Film critics say this is part of a wider trend.

Many big movies, whether from Hollywood or elsewhere, are tackling political or other serious issues.

Among them are the gay romance "Brokeback Mountain," and "Good Night and Good Luck," about television journalism in the midst of the anti-communist witch-hunts of 1950s America.

These are two of five films nominated for a Best Picture Oscar at the Academy Awards in the United States, all five of which take on serious topics.

A Reflection Of Current Events

"Hollywood has been tackling issues like this and continues to do so," says Leon Forde, deputy features editor at the film magazine "Screen International."

"But to have five pictures that demonstrate a political bent is quite a trend."

A scene from "The Road To Guantanamo (courtesy photo)Another Oscar nominee -- for best foreign film -- is "Paradise Now," about two Palestinian youths intent on becoming suicide bombers.

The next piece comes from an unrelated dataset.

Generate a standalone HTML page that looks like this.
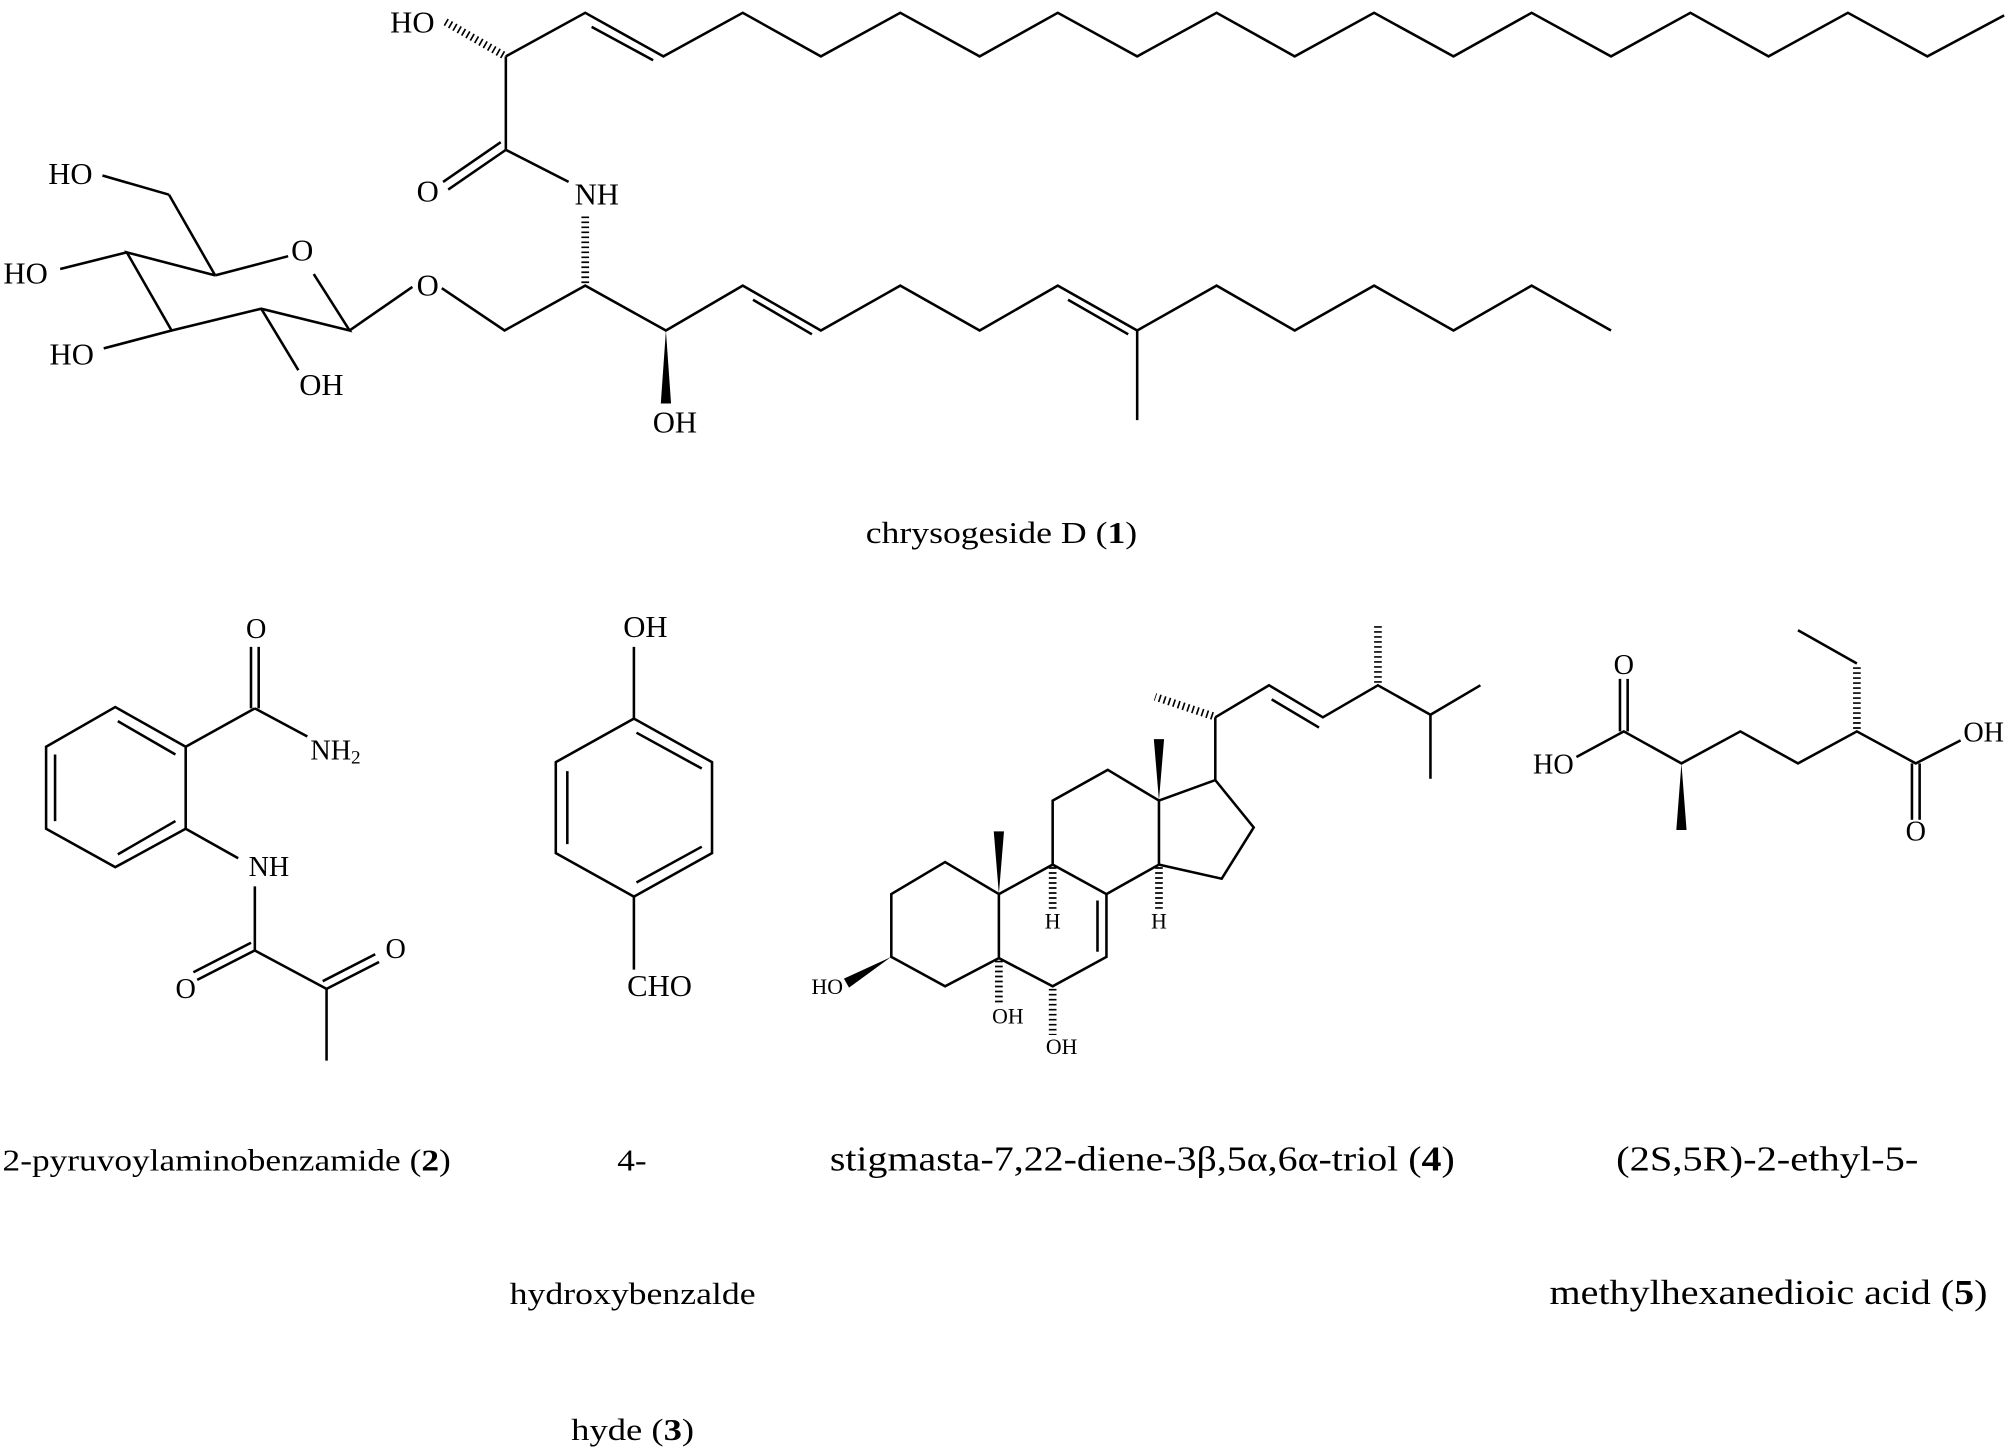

And in "Munich," Steven Spielberg traces the assassins allegedly hired by Israel to track down those responsible for killing Israeli athletes at the 1972 Munich Olympics.

Andy Lowe, reviews editor for "Total Film," says both of these films try to explore what motivates people to resort to extreme violence.

That is timely, he believes. "There's a scene [in Munich] where the leader of the Israeli hit squad is talking to a Palestinian terrorist," Lowe says. "The Palestinian guy says, 'it doesn't matter how many of us you kill, you can't kill an idea.' That's pretty much the central debate in the world at the moment, in terms of the war on terror and the idea that somebody can be politicized to violence."

The End Of Shameless Moviemaking?

That suggests a possible reason for the current trend -- the films are reflecting people's concerns about the real world, such as the war on terror, oil politics, and the intransigence of the Middle East conflict.

Or there could be a simpler explanation. "Film movements ebb and flow," Lowe says. "We've just had quite a few years of shameless blockbuster entertainment, and I guess you get to the end of a cycle where you've run out ideas and things to plunder, so filmmakers tend to look more to subjects with a bit more substance."

The current trend of prominent, serious cinema looks set to continue, for now at least.

There are two films in the offing about 11 September, Hollywood's first major pictures about the terrorist attacks of 2001.

But after that, Lowe suggests, filmmakers are likely to "lighten up" a bit.